Palestine Place was the nineteenth-century headquarters of the London Jews Society, an Anglican missionary society that worked to demonstrate the value of Christianity to Jewish populations.

‘A Couple Hold Hands in the Street’ by Stik and ‘The Crane’ by ROA, Brick Lane Street Art, London

Brick Lane, in the heart of the East End of London, is often considered one of the most famous locations in the UK for graffiti and street art. Whilst international street artists aspire to paint on Brick Lane, it is kept fresh by local artists who change the graffiti on a weekly basis. Works can be found by famous street artists from around the world, including Phlegm, Ben Eine, Banksy, Noriaki, C215, ROA, Vhils and Shepard Fairey, to name just a few. One of the most popular works of street art in the area is that of ‘A Couple Hold Hands in the Street’ on Princelet Street by local artist Stik. The piece, created in 2010, shows a woman in a niqab holding hands with a second stick figure and was voted the nation’s 17th favourite artwork in a poll in 2017. One of the other long-standing pieces in the area is The Crane on Hanbury street which was created by Belgian street artist, ROA. The work was originally intended to be a heron but was changed to a crane after ROA learnt that they were sacred to the Bengali community, who make up a significant portion of the local population. 
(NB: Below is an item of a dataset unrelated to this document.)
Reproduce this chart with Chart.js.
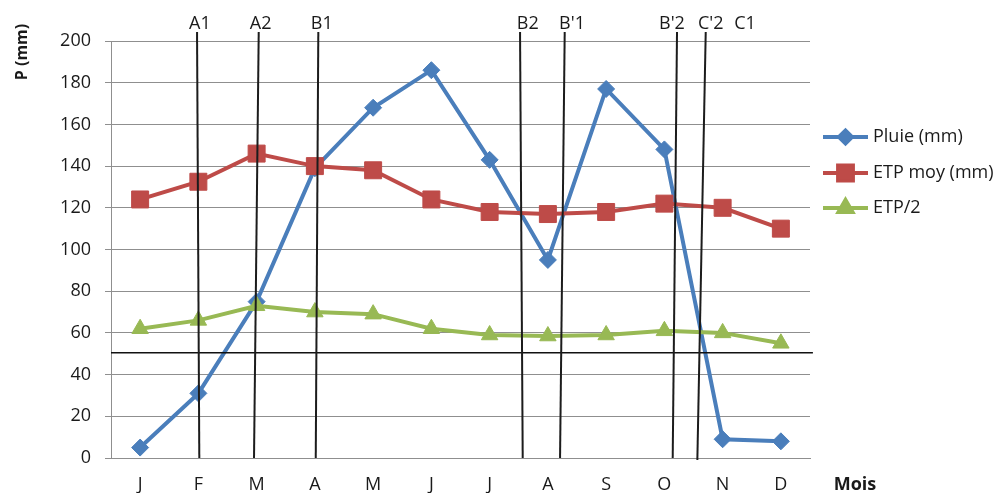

The site of St. Anselm’s Church, Coventry Park

A lost church, destroyed in the Second World War, leaves a strange, triangular space and a sense that something is still missing.

‘Boys Playing Football’, Peter Laszlo Peri. South Lambeth estate, Lambeth

After the Second World War, Hungarian artist Peter Laszlo Peri approached the LCC with the idea of depicting scenes of family life to ‘brighten up’ the facades of new LCC housing in Lambeth. ‘Boys Playing Football’, dates to between 1951 and 1952 and was installed on the South Lambeth estate.